Python 3.11 and Beyond
Each new Python release brings performance improvements. Python 3.11 showed up to 60% speedup for some benchmarks compared to Python 3.10. Future versions promise even more optimizations, with ongoing projects like the Faster CPython initiative aiming to make Python 3.12 and beyond significantly faster.
Specialized Python Implementations
Projects like MicroPython and CircuitPython optimize Python for specific use cases like embedded systems. These implementations allow Python to be used in resource-constrained environments where it was previously not feasible, expanding Python's reach into new domains.
When Is Python Actually Slow?
While Python has made significant strides in performance, there are still scenarios where it may not be the best choice:
System-Level Programming
For low-level system tasks, languages like C or Rust might be more appropriate due to their direct hardware access and fine-grained memory control.
Real-Time Systems
Applications requiring guaranteed response times might benefit from languages with more predictable performance characteristics, such as Ada or real-time Java.
Highly CPU-Intensive Loops
Simple, tight loops with minimal I/O or library calls might still be faster in compiled languages. However, even in these cases, Python can often be used as a high-level orchestrator, delegating performance-critical parts to optimized libraries or compiled extensions.

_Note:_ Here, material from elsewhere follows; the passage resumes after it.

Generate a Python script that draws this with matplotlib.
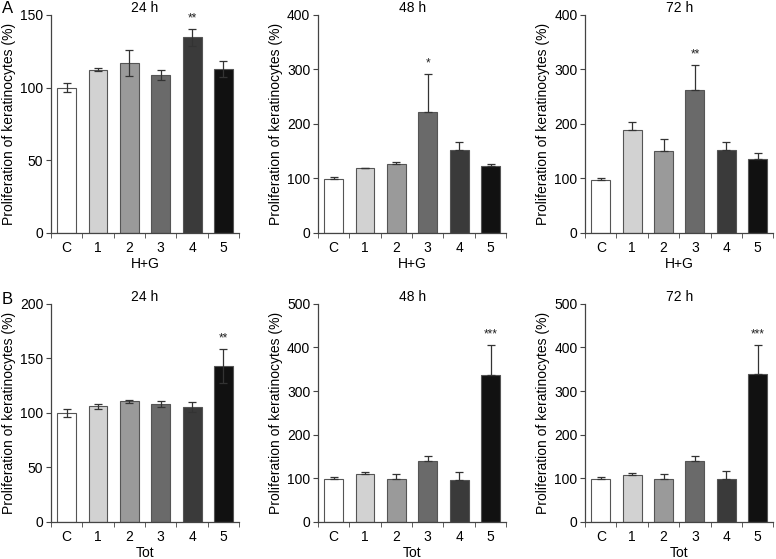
import matplotlib
matplotlib.use("Agg")
import matplotlib.pyplot as plt
import numpy as np

plt.rcParams['font.family'] = ['Liberation Sans', 'DejaVu Sans']

groups = ["C", "1", "2", "3", "4", "5"]
colors = ["#ffffff", "#d2d2d2", "#9a9a9a", "#6a6a6a", "#3a3a3a", "#111111"]

# row A: H+G
hg_24 = [100, 112.4, 116.8, 108.5, 134.6, 112.9]
hg_24_err = [3, 1.2, 9, 3.5, 6, 5.4]
hg_48 = [99, 118.5, 126.4, 222.9, 152, 122]
hg_48_err = [3.7, 1.5, 3.7, 69, 14.6, 5.5]
hg_72 = [97.7, 188.7, 150.2, 262.6, 152, 136.2]
hg_72_err = [3, 15.3, 21.4, 45.2, 14.7, 9.8]

# row B: Tot
tot_24 = [99.8, 105.9, 110.5, 107.8, 105, 143]
tot_24_err = [3.3, 2.3, 1.5, 2.9, 4.5, 15.5]
tot_48 = [98.9, 109.6, 98.2, 139.3, 96.7, 336.4]
tot_48_err = [3, 4.6, 11.4, 12.2, 18.3, 69.3]
tot_72 = [99, 108, 97.4, 139.3, 97.4, 338]
tot_72_err = [3, 4.6, 13, 12.2, 19, 67.7]

panels = [
    ("24 h", "H+G", hg_24, hg_24_err, True, 150, [0, 50, 100, 150], {4: "**"}),
    ("48 h", "H+G", hg_48, hg_48_err, False, 400, [0, 100, 200, 300, 400], {3: "*"}),
    ("72 h", "H+G", hg_72, hg_72_err, False, 400, [0, 100, 200, 300, 400], {3: "**"}),
    ("24 h", "Tot", tot_24, tot_24_err, True, 200, [0, 50, 100, 150, 200], {5: "**"}),
    ("48 h", "Tot", tot_48, tot_48_err, False, 500, [0, 100, 200, 300, 400, 500], {5: "***"}),
    ("72 h", "Tot", tot_72, tot_72_err, False, 500, [0, 100, 200, 300, 400, 500], {5: "***"}),
]

fig = plt.figure(figsize=(7.76, 5.59), dpi=100)
lefts = [0.0657, 0.4098, 0.754]
bottoms = [0.5832, 0.0665]
w, h = 0.2425, 0.39

x = np.arange(len(groups))
for i, (title, xlab, vals, errs, both, ymax, yt, stars) in enumerate(panels):
    ax = fig.add_axes([lefts[i % 3], bottoms[i // 3], w, h])
    ax.bar(x, vals, width=0.6, color=colors, edgecolor="#555555", linewidth=0.8, zorder=2)
    if both:
        yerr = errs
    else:
        yerr = [np.zeros(len(errs)), errs]
    ax.errorbar(x, vals, yerr=yerr, fmt="none", ecolor="#333333", elinewidth=0.9,
                capsize=2.6, capthick=0.9, zorder=3)
    for k, s in stars.items():
        ax.text(x[k], vals[k] + errs[k] + ymax * 0.02, s, ha="center", va="bottom",
                fontsize=8.5, color="#222222")
    ax.set_xlim(-0.5, 5.5)
    ax.set_ylim(0, ymax)
    ax.set_yticks(yt)
    ax.set_xticks(x)
    ax.set_xticklabels(groups)
    ax.set_xticks(np.arange(-0.5, 6, 1), minor=True)
    ax.tick_params(axis="x", which="major", length=0, labelsize=10, pad=6)
    ax.tick_params(axis="x", which="minor", length=3.5, direction="out", color="#444444")
    ax.tick_params(axis="y", length=3.5, pad=2, labelsize=10, color="#444444")
    for sp in ["top", "right"]:
        ax.spines[sp].set_visible(False)
    for sp in ["left", "bottom"]:
        ax.spines[sp].set_color("#444444")
        ax.spines[sp].set_linewidth(0.9)
    ax.set_title(title, fontsize=10, pad=1)
    ax.set_xlabel(xlab, fontsize=10, labelpad=1)
    ax.set_ylabel("Proliferation of keratinocytes (%)", fontsize=10, labelpad=3)

fig.text(0.002, 0.985, "A", fontsize=12, va="center")
fig.text(0.002, 0.465, "B", fontsize=12, va="center")

fig.savefig("out.png", dpi=100)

Practical Tips for Optimizing Python Performance
If you're working with Python and need to optimize performance, consider these strategies:
Profile Your Code
Use tools like cProfile or line_profiler to identify bottlenecks. Understanding where your code spends most of its time is crucial for effective optimization.
Vectorize Operations
Use NumPy for array operations instead of Python loops. Vectorized operations can be orders of magnitude faster, especially for large datasets.
Utilize JIT Compilation
Apply Numba to performance-critical functions. Numba can compile Python functions to optimized machine code at runtime, often resulting in significant speedups.
Leverage Multiprocessing
Use Python's multiprocessing module for CPU-bound tasks. This can help utilize all available CPU cores, potentially speeding up computations linearly with the number of cores.
Consider Cython
For critical sections, Cython can provide C-like performance with Python-like syntax. Cython can offer speed improvements of 10-100 times for certain types of code, especially those involving tight loops and numerical computations.
Conclusion: Embracing Python's Modern Performance
The notion that "Python is slow" is increasingly becoming a relic of the past. While Python may not be the fastest language in every scenario, its performance has improved dramatically, and its ecosystem provides tools to achieve high performance in most applications.
The key takeaways are:
- Modern Python implementations use advanced techniques like JIT and AOT compilation, closing the gap with compiled languages.
- Python's vast ecosystem of optimized libraries often outperforms hand-written C++ code, especially in domains like scientific computing and machine learning.
- Tools like Numba and CuPy allow Python to leverage GPU acceleration effectively, enabling high-performance computing in Python.
- Python's ease of use and "developer speed" can lead to more efficient solutions overall, considering the entire development lifecycle.
As we move forward, the focus should shift from "Is Python fast enough?" to "How can we best leverage Python's strengths for our specific needs?" By understanding the modern Python ecosystem and performance optimization techniques, developers can harness Python's power to build efficient, scalable, and maintainable applications across a wide range of domains.
In the end, Python's combination of readability, extensive libraries, and improving performance makes it a compelling choice for many projects, from data science to web development and beyond. As the language and its ecosystem continue to evolve, we can expect Python to remain at the forefront of software development, challenging preconceptions about interpreted languages and redefining what's possible in high-performance computing.